Sec. 280F does not cover these vehicles, therefore there is no limit on regular and bonus depreciation for trucks and vans that do not qualify as passenger or “luxury” automobiles. The Sec. 179 expense deduction for trucks and vans rated at more than 6,000 pounds but not more than 14,000 pounds gross vehicle weight (loaded) is $25,000. And even then, certain trucks and vans in this weight class if the vehicle are not covered by this limitation. For example, if a taxpayer purchases a new large pickup with GVW between 6,000 and 14,000 pounds and the truck has a bed over 6 feet in interior length for $80,000 and uses it 100% for business, the business can claim a deduction for Sec. 179 depreciation and/or bonus depreciation of the full $80,000.

Various websites and tax research list vehicles over 6,000 pounds gross vehicle weight.  The vehicles are also supposed to have this printed on the manufacturer’s label located on the inside edge of the driver’s side door where the door hinges meet the frame.

Sport Utility Vehicles (SUVs)

SUVs are considered trucks, so SUVs that are less than 6,000 pounds are subject to depreciation limits just like light trucks and vans.

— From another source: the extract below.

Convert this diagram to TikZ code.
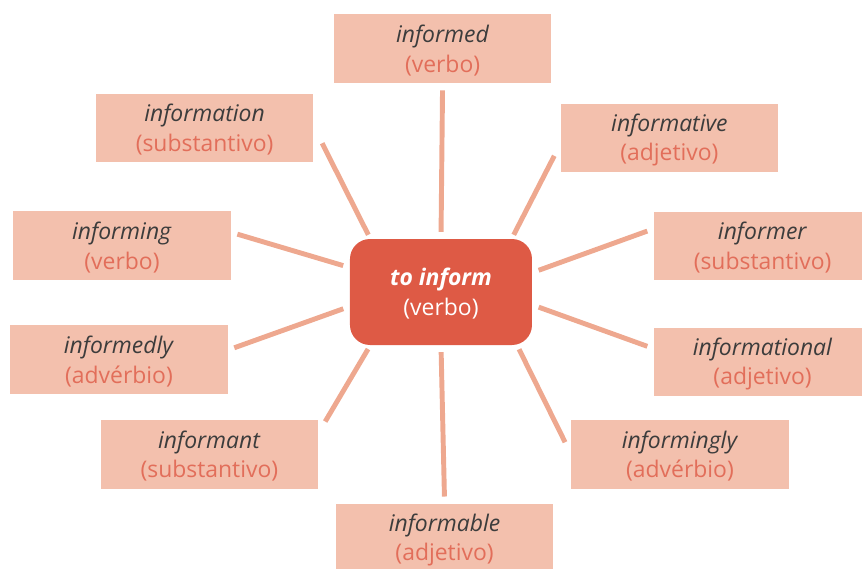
\documentclass[tikz,border=0pt]{standalone}
\usepackage{fontspec}
\setmainfont{Open Sans}
\usepackage{xcolor}
\usepackage{tikz}
\usetikzlibrary{shapes,calc,positioning}

\definecolor{hubred}{HTML}{DE5A45}
\definecolor{boxpink}{HTML}{F3C0AD}
\definecolor{spokepink}{HTML}{EEA88F}
\definecolor{wordgray}{HTML}{3C3C3C}
\definecolor{classred}{HTML}{E26E5A}

\newcommand{\wordbox}[2]{\rule{0pt}{15pt}\textit{#1}\\{\color{classred}(#2)}}

\begin{document}
\begin{tikzpicture}[spoke/.style = {line width=3.5pt, draw=spokepink, shorten <=0.17cm, shorten >=0.17cm}, node distance=2cm]
		\tikzset{word/.style={rectangle,inner sep=0pt,align=center,fill=boxpink,text=wordgray,minimum width=5.43cm,minimum height=1.72cm,font=\fontsize{16.3}{21}\selectfont}}
		\tikzset{diag/.style={spoke, shorten <=0.11cm, shorten >=0.34cm}}

		\useasboundingbox (-11.025,-6.925) rectangle (10.525,7.3);

		% Centre
		\node[rectangle, rounded corners=0.5cm, minimum width=4.55cm, minimum height=2.65cm, inner sep=0pt, fill=hubred, text=white, align=center, font=\fontsize{16.3}{21}\selectfont] (hub) {\rule{0pt}{15pt}\textbf{\textit{to inform}}\\(verbo)};

		% Top and bottom
		\node[word, above of=hub, node distance=6.08cm, xshift=0.04cm] (informed) {\wordbox{informed}{verbo}};
		\node[word, below of=hub, node distance=6.15cm, xshift=0.09cm] (informable) {\wordbox{informable}{adjetivo}};

		% Left side
		\node[word] (information) at (-5.91,4.10) {\wordbox{information}{substantivo}};
		\node[word] (informing) at (-7.975,1.16) {\wordbox{informing}{verbo}};
		\node[word] (informedly) at (-8.05,-1.69) {\wordbox{informedly}{advérbio}};
		\node[word] (informant) at (-5.79,-4.06) {\wordbox{informant}{substantivo}};

		% Right side
		\node[word] (informative) at (5.71,3.85) {\wordbox{informative}{adjetivo}};
		\node[word] (informer) at (8.04,1.15) {\wordbox{informer}{substantivo}};
		\node[word] (informational) at (8.04,-1.75) {\wordbox{informational}{adjetivo}};
		\node[word] (informingly) at (5.975,-4.06) {\wordbox{informingly}{advérbio}};

		% Spokes
		\draw [spoke] (hub.90) -- (informed.270);
		\draw [spoke] (hub.270) -- (informable.90);

		\draw [spoke] (hub.165) -- (informing.7);
		\draw [spoke] (hub.189) -- (informedly.5);
		\draw [spoke] (hub.12) -- (informer.171);
		\draw [spoke] (hub.352.5) -- (informational.173);

		\draw [diag, shorten >=0.48cm] (hub.143) -- (information.1);
		\draw [diag] (hub.37) -- (informative.183);
		\draw [diag] (hub.217) -- (informant.11);
		\draw [diag] (hub.325) -- (informingly.180);

	\end{tikzpicture}
\end{document}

However, similar to trucks and vans, SUVs over 6,000 pounds and under 14,000 pounds gross vehicle weight (“Heavy SUVs”) are not subject to these limits. SUVs that fall into this category also qualify for the full amount of bonus depreciation allowed in the specific year. In addition, a Sec. 179 expense deduction of up to $25,000 can be taken for these heavy SUVs. Under the new 100% bonus rules, the business can claim a deduction for Sec. 179 depreciation and/or bonus depreciation of the costs of can be deducted in the year placed in service through December 31, 2022. Given this cost recovery benefit, it may be worth considering the purchase of one of these despite not being as practical as other vehicles.

Other Vehicles

Vehicles not discussed above such as heavy construction equipment, forklifts, “over-the-road” tractor trailers, etc. are not subject to the Sec. 280F limitations and are eligible for 100% 179 and/or bonus depreciation.

So as you can see, the deductibility of business vehicles is complicated and the rules vary depending on the type, weight, and design of each vehicle. Keep in mind these rules apply to vehicles used more than 50% for business purposes.  Additional complications arise if the vehicle is used partially for personal use by an employee and an amount is not included in the employee’s income for that use.

Keeping these nuances in mind and being savvy when going into the purchase could result in a very favorable tax answer when considering the purchase of a new vehicle for your business. Keep in mind, this article is meant for general discussion purposes only, and we recommend you consult with a tax professional to address your unique situation before making any decisions.